— Source material —
◇ ◇ ◇ ◇ ◇ ◇ ◇
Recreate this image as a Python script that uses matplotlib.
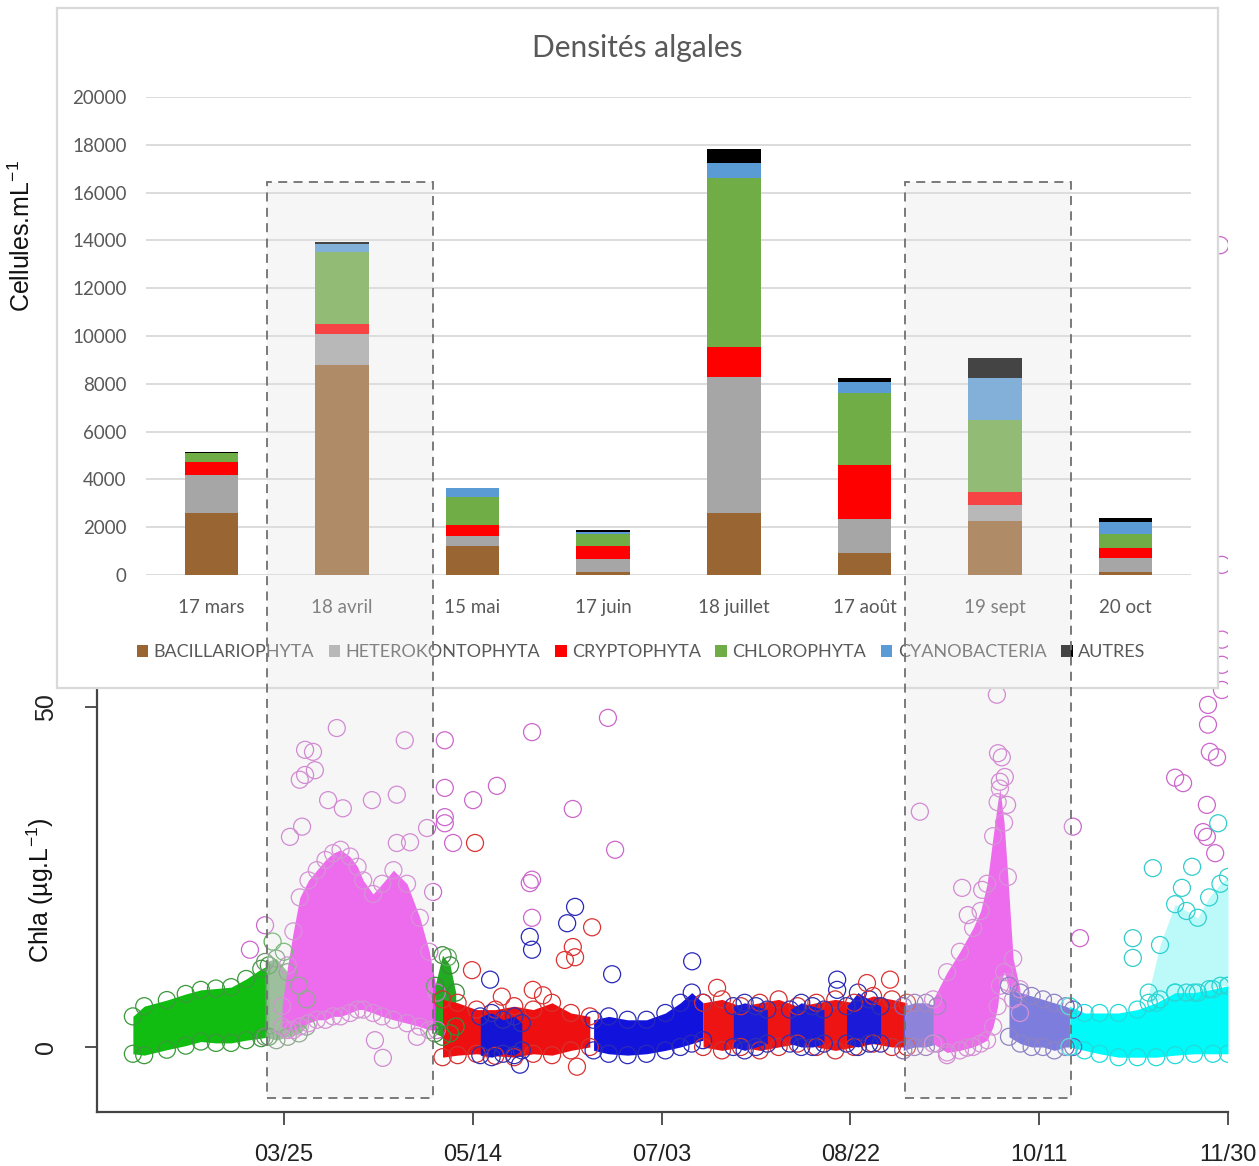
import matplotlib
matplotlib.use("Agg")
import matplotlib.pyplot as plt
from matplotlib.patches import Rectangle

plt.rcParams['mathtext.fontset'] = 'custom'
plt.rcParams['mathtext.rm'] = 'Liberation Sans'
plt.rcParams['mathtext.it'] = 'Liberation Sans'
plt.rcParams['mathtext.default'] = 'regular'

# ---- bar chart data (cells per mL) ----
dates = ['17 mars', '18 avril', '15 mai', '17 juin', '18 juillet', '17 août', '19 sept', '20 oct']
groups = ['BACILLARIOPHYTA', 'HETEROKONTOPHYTA', 'CRYPTOPHYTA', 'CHLOROPHYTA', 'CYANOBACTERIA', 'AUTRES']
bacill = [2600, 8800, 1200, 130, 2600, 920, 2260, 120]
hetero = [1600, 1270, 440, 530, 5700, 1420, 670, 590]
crypto = [540, 430, 450, 545, 1230, 2275, 540, 420]
chloro = [350, 3010, 1170, 515, 7090, 3000, 3010, 585]
cyano = [0, 360, 390, 85, 630, 450, 1760, 500]
autres = [60, 70, 0, 85, 560, 195, 840, 170]
bar_colors = ['#996633', '#a6a6a6', '#ff0000', '#70ad47', '#5b9bd5', '#000000']

# ---- chla time series (day of year, ug/L), envelopes of the dense clouds ----
green_day = [44, 47, 53, 58, 62, 66, 70, 74, 78, 80]
green_low = [-1.0, -1.2, -0.4, 0.2, 0.8, 0.6, 0.6, 1.0, 1.3, 1.5]
green_high = [4.5, 6.0, 6.9, 7.8, 8.4, 8.6, 8.8, 10.0, 11.5, 12.0]

graygreen_day = [79, 82, 85, 88, 90]
graygreen_low = [1.5, 1.0, 1.5, 2.0, 3.0]
graygreen_high = [12.5, 13.0, 11.0, 9.0, 7.0]

pink1_day = [83.5, 85, 86.5, 88.2, 90.5, 92.7, 95, 97, 99, 101.5, 103.5, 105, 107.6, 110, 113,
             116.6, 120, 122.5, 124.5]
pink1_low = [3.0, 2.5, 2.5, 3.0, 3.5, 4.0, 4.0, 4.5, 4.5, 5.0, 5.5, 5.5, 5.0, 4.5, 4.0, 3.5,
             3.0, 2.5, 2.5]
pink1_high = [6, 12, 17, 22, 24.5, 26, 27.5, 28.5, 29, 28, 26.5, 24.5, 22.5, 24, 26, 24,
              19, 14, 8]

green2_day = [124, 126, 128, 129.5]
green2_low = [2.0, 1.5, 2.0, 3.0]
green2_high = [9.0, 13.5, 12.0, 8.0]

red1_day = [126, 130, 135, 140, 145, 150, 155, 160, 165]
red1_low = [-1.5, -1.2, -1.0, -1.3, -1.5, -1.0, -1.2, -0.5, 0.0]
red1_high = [7.0, 6.5, 5.5, 5.5, 6.0, 5.5, 6.5, 5.0, 4.5]

blue1_day = [136, 139, 142, 145, 147]
blue1_low = [-1.2, -1.5, -1.0, -1.2, -0.5]
blue1_high = [4.5, 5.0, 4.0, 4.5, 3.5]

blue2_day = [166, 170, 175, 180, 185, 189, 192, 195]
blue2_low = [-0.5, -1.0, -1.2, -1.0, -0.5, 0.0, 0.5, 1.0]
blue2_high = [4.0, 4.5, 4.0, 4.0, 5.0, 6.5, 8.0, 6.5]

red3_day = [195, 200, 205, 210, 215, 220, 225, 230, 235, 240, 245, 249]
red3_low = [0.0, -0.5, 0.0, -0.5, 0.0, 0.5, 0.0, -0.5, 0.0, 0.5, 0.0, 0.0]
red3_high = [6.5, 7.0, 6.0, 6.5, 7.0, 6.0, 6.5, 7.0, 6.5, 7.5, 7.0, 6.5]

blue3_day = [203, 206, 209, 212]
blue3_low = [0.0, -0.5, 0.0, 0.5]
blue3_high = [6.0, 6.5, 6.0, 5.5]

blue4_day = [218, 221, 224, 227]
blue4_low = [0.5, 0.0, 0.0, 0.5]
blue4_high = [5.5, 6.5, 6.0, 5.5]

blue5_day = [233, 236, 239, 242]
blue5_low = [0.5, 0.0, 0.5, 0.5]
blue5_high = [6.0, 8.0, 7.0, 6.0]

purple1_day = [248, 251, 254, 257]
purple1_low = [-0.5, 0.0, 0.0, 0.5]
purple1_high = [6.0, 6.5, 6.5, 6.0]

pink2_day = [255.9, 259.6, 263.0, 266.5, 268.5, 270.2, 271.8, 273.0, 273.6, 274.7, 275.7, 277.1, 278.9]
pink2_low = [0.5, -0.8, -0.5, 0.0, 0.5, 1.0, 3.0, 6.0, 9.0, 11.0, 9.5, 7.0, 5.0]
pink2_high = [7.0, 11.0, 14.0, 17.5, 20.0, 24.0, 31.0, 36.0, 38.0, 33.0, 25.0, 13.0, 8.5]

purple2_day = [276, 279, 282, 285, 288, 291, 293]
purple2_low = [1.5, 0.5, 0.0, 0.0, -0.5, 0.0, 0.0]
purple2_high = [9.0, 8.0, 7.5, 7.0, 6.5, 6.0, 5.5]

cyan_day = [292, 296, 300, 305, 310, 315, 320, 325, 330, 334]
cyan_low = [0.0, -0.5, -1.0, -1.5, -1.5, -1.5, -1.2, -1.0, -1.0, -1.0]
cyan_high = [6.0, 5.0, 5.0, 5.0, 5.5, 6.5, 8.0, 8.0, 8.5, 9.0]

cyanup_day = [313, 316, 320, 323, 326, 329, 332, 334]
cyanup_low = [6.5, 7.0, 8.0, 8.0, 8.0, 8.5, 9.0, 9.0]
cyanup_high = [8.0, 15.0, 21.0, 20.0, 19.0, 22.0, 24.0, 25.0]

# isolated circles
pink_out_day = [98.0, 116.0, 89.6, 91.7, 92.2, 89.6, 88.2, 95.7, 107.3, 113.9, 85.6, 88.8, 99.6, 121.9,
                113.9, 117.4, 123.5, 79.0, 75.0, 108.1, 110.2, 119.2, 126.6, 149.7, 169.8, 126.6,
                134.1, 140.4, 126.6, 126.6, 128.8, 160.5, 171.7, 149.7, 149.1, 149.7,
                272.8, 328.7, 328.7, 273.1, 274.1, 274.9, 273.6, 275.5, 252.4, 292.9, 320.0,
                322.1, 328.4, 327.4, 328.4, 330.6, 329.2, 331.1, 263.6, 268.9, 265.1, 294.8,
                259.6, 264.9, 331.9, 332.4, 332.4, 332.4, 332.4]
pink_out_val = [46.9, 45.1, 43.7, 43.4, 40.7, 40.0, 39.3, 36.3, 36.3, 37.1, 30.9, 32.4, 35.1, 32.2,
                30.0, 30.1, 22.8, 17.9, 14.3, 1.0, -1.6, 1.5, 45.1, 46.3, 48.4, 38.1,
                36.3, 38.4, 33.8, 32.9, 30.0, 35.0, 29.0, 24.6, 24.1, 19.0,
                51.8, 50.3, 47.4, 43.2, 42.6, 39.7, 39.0, 35.6, 34.6, 32.4, 39.6,
                38.8, 35.6, 31.6, 30.9, 28.5, 43.4, 42.6, 23.4, 23.1, 19.4, 16.0,
                -1.2, -0.1, 117.9, 70.9, 59.9, 56.2, 52.5]
red_out_day = [134.6, 161.6, 165.6, 141.7, 149.9, 152.6, 133.8, 198.7, 238.4, 158.4, 160.5, 161.1, 244.5]
red_out_val = [30.0, -2.9, 17.6, 7.4, 8.4, 7.6, 11.3, 8.7, 9.4, 12.8, 14.7, 13.2, 9.9]
blue_out_day = [161.1, 159.0, 149.1, 149.7, 170.9, 192.1, 138.6, 230.5, 230.5, 146.5]
blue_out_val = [20.6, 18.2, 16.2, 14.3, 10.7, 12.6, 9.9, 9.9, 8.4, -2.6]
green_out_day = [127.4, 81.0, 84.0]
green_out_val = [13.2, 15.5, 14.0]
cyan_out_day = [314.1, 324.5, 321.8, 308.8, 308.8, 331.4]
cyan_out_val = [26.3, 26.5, 23.4, 16.0, 13.1, 32.9]

tick_days = [84, 134, 184, 234, 284, 334]
tick_labels = ['03/25', '05/14', '07/03', '08/22', '10/11', '11/30']

# periods highlighted across both charts
hl_start = [79.5, 248.5]
hl_end = [123.5, 292.5]
hl_low, hl_high = -7.5, 127.2

W, H = 1259, 1166
fig = plt.figure(figsize=(W / 100, H / 100), dpi=100)
fig.patch.set_facecolor('white')

# ---------------- scatter (R style) ----------------
ax = fig.add_axes([97 / W, 1 - 1112 / H, (1228 - 97) / W, (1112 - 14) / H], zorder=1)
ax.set_xlim(34.5, 334)
ax.set_ylim(-9.56, 151.9)

segments = [
    (green_day, green_low, green_high, '#10bd10', '#3a9a3a', 1.0),
    (graygreen_day, graygreen_low, graygreen_high, '#74a874', '#6f8f6f', 0.9),
    (pink1_day, pink1_low, pink1_high, '#f23af2', '#d070d0', 1.0),
    (green2_day, green2_low, green2_high, '#22aa22', '#3a8a3a', 1.0),
    (red1_day, red1_low, red1_high, '#ee1010', '#d83030', 1.0),
    (blue1_day, blue1_low, blue1_high, '#1414d4', '#3030b0', 1.0),
    (blue2_day, blue2_low, blue2_high, '#1212dd', '#2a2ab8', 1.0),
    (red3_day, red3_low, red3_high, '#ee1414', '#d03030', 1.0),
    (blue3_day, blue3_low, blue3_high, '#1a1ad8', '#3030b0', 1.0),
    (blue4_day, blue4_low, blue4_high, '#1a1ad8', '#3030b0', 1.0),
    (blue5_day, blue5_low, blue5_high, '#1a1ad8', '#3030b0', 1.0),
    (purple1_day, purple1_low, purple1_high, '#6a5ad8', '#8a60b0', 1.0),
    (pink2_day, pink2_low, pink2_high, '#f23af2', '#d070d0', 1.0),
    (purple2_day, purple2_low, purple2_high, '#5252dc', '#6a5ab8', 1.0),
    (cyanup_day, cyanup_low, cyanup_high, '#40f0f0', '#30d0d0', 0.35),
    (cyan_day, cyan_low, cyan_high, '#00fafa', '#22dada', 1.0),
]
for d, lo, hi, core, edge, a in segments:
    ax.fill_between(d, lo, hi, color=core, alpha=a, lw=0, zorder=2)
    ax.scatter(d + d, lo + hi, s=150, facecolors='none', edgecolors=edge, linewidths=0.9, zorder=3)

for d, v, c in [(pink_out_day, pink_out_val, '#cc66cc'), (red_out_day, red_out_val, '#dd3333'),
                (blue_out_day, blue_out_val, '#2828b8'), (green_out_day, green_out_val, '#55aa55'),
                (cyan_out_day, cyan_out_val, '#33cccc')]:
    ax.scatter(d, v, s=150, facecolors='none', edgecolors=c, linewidths=0.9, zorder=4)

for s in ['top', 'right']:
    ax.spines[s].set_visible(False)
for s in ['left', 'bottom']:
    ax.spines[s].set_color('#444444')
    ax.spines[s].set_linewidth(1.6)
ax.set_xticks(tick_days)
ax.set_xticklabels(tick_labels, fontsize=17, family='Liberation Sans', color='#222222')
ax.set_yticks([0, 50])
ax.set_yticklabels(['0', '50'], fontsize=18, family='Liberation Sans', color='#222222',
                   rotation=90, va='center')
ax.tick_params(length=9, width=1.3, color='#444444', pad=14)
ax.tick_params(axis='y', pad=19)
fig.text(40 / W, 1 - 890 / H, r'Chla (µg.L$^{-1}$)', rotation=90, ha='center', va='center',
         fontsize=18, family='Liberation Sans', color='#111111')

# ---------------- inset frame ----------------
frame = fig.add_axes([57 / W, 1 - 688 / H, 1161 / W, 680 / H], zorder=2)
frame.set_xticks([])
frame.set_yticks([])
frame.set_facecolor('white')
for s in frame.spines.values():
    s.set_color('#d9d9d9')
    s.set_linewidth(1.6)

# ---------------- stacked bars ----------------
bx = fig.add_axes([146 / W, 1 - 575 / H, 1045 / W, 478 / H], zorder=3)
bx.patch.set_alpha(0)
x = list(range(len(dates)))
bottom = [0] * len(dates)
handles = []
for vals, col, name in zip([bacill, hetero, crypto, chloro, cyano, autres], bar_colors, groups):
    h = bx.bar(x, vals, width=0.41, bottom=bottom, color=col, label=name, zorder=3)
    handles.append(h)
    bottom = [b + v for b, v in zip(bottom, vals)]
bx.set_xlim(-0.5, 7.5)
bx.set_ylim(0, 20000)
bx.set_yticks(range(0, 20001, 2000))
bx.yaxis.grid(True, color='#d9d9d9', lw=1.3, zorder=0)
bx.set_axisbelow(True)
for s in bx.spines.values():
    s.set_visible(False)
bx.set_xticks(x)
bx.set_xticklabels(dates)
bx.tick_params(length=0, labelsize=13.5, labelcolor='#595959')
bx.tick_params(axis='x', pad=17)
bx.tick_params(axis='y', pad=14)
for lab in bx.get_xticklabels() + bx.get_yticklabels():
    lab.set_family('Lato')

fig.text(637 / W, 1 - 48 / H, 'Densités algales', ha='center', va='center', fontsize=21.5,
         family='Lato', color='#595959', zorder=4)
fig.text(22 / W, 1 - 236 / H, r'Cellules.mL$^{-1}$', rotation=90, ha='center', va='center',
         fontsize=18, family='Liberation Sans', color='#111111')

leg = fig.legend(handles, groups, loc='center', bbox_to_anchor=(641 / W, 1 - 652 / H), ncol=6,
                 frameon=False, handlelength=0.65, handleheight=0.65, handletextpad=0.3,
                 columnspacing=0.8, prop={'family': 'Lato', 'size': 13})
leg.set_zorder(5)
for t in leg.get_texts():
    t.set_color('#595959')

# ---------------- highlight boxes over both charts ----------------
ov = fig.add_axes(ax.get_position(), zorder=6)
ov.set_xlim(ax.get_xlim())
ov.set_ylim(ax.get_ylim())
ov.axis('off')
for a, b in zip(hl_start, hl_end):
    ov.add_patch(Rectangle((a, hl_low), b - a, hl_high - hl_low, facecolor='#e2e2e2', alpha=0.3,
                           edgecolor='none'))
    ov.add_patch(Rectangle((a, hl_low), b - a, hl_high - hl_low, facecolor='none',
                           edgecolor='#707070', lw=1.3, linestyle=(0, (5, 3.5))))

fig.savefig('out.png', dpi=100)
◇ ◇ ◇ ◇ ◇ ◇ ◇
— Written task —
Take the material above from its first line through the line holding "from matplotlib.patches import Rectangle" and set it down exactly, without the pictures.

— Answer for the task —
Recreate this image as a Python script that uses matplotlib.
import matplotlib
matplotlib.use("Agg")
import matplotlib.pyplot as plt
from matplotlib.patches import Rectangle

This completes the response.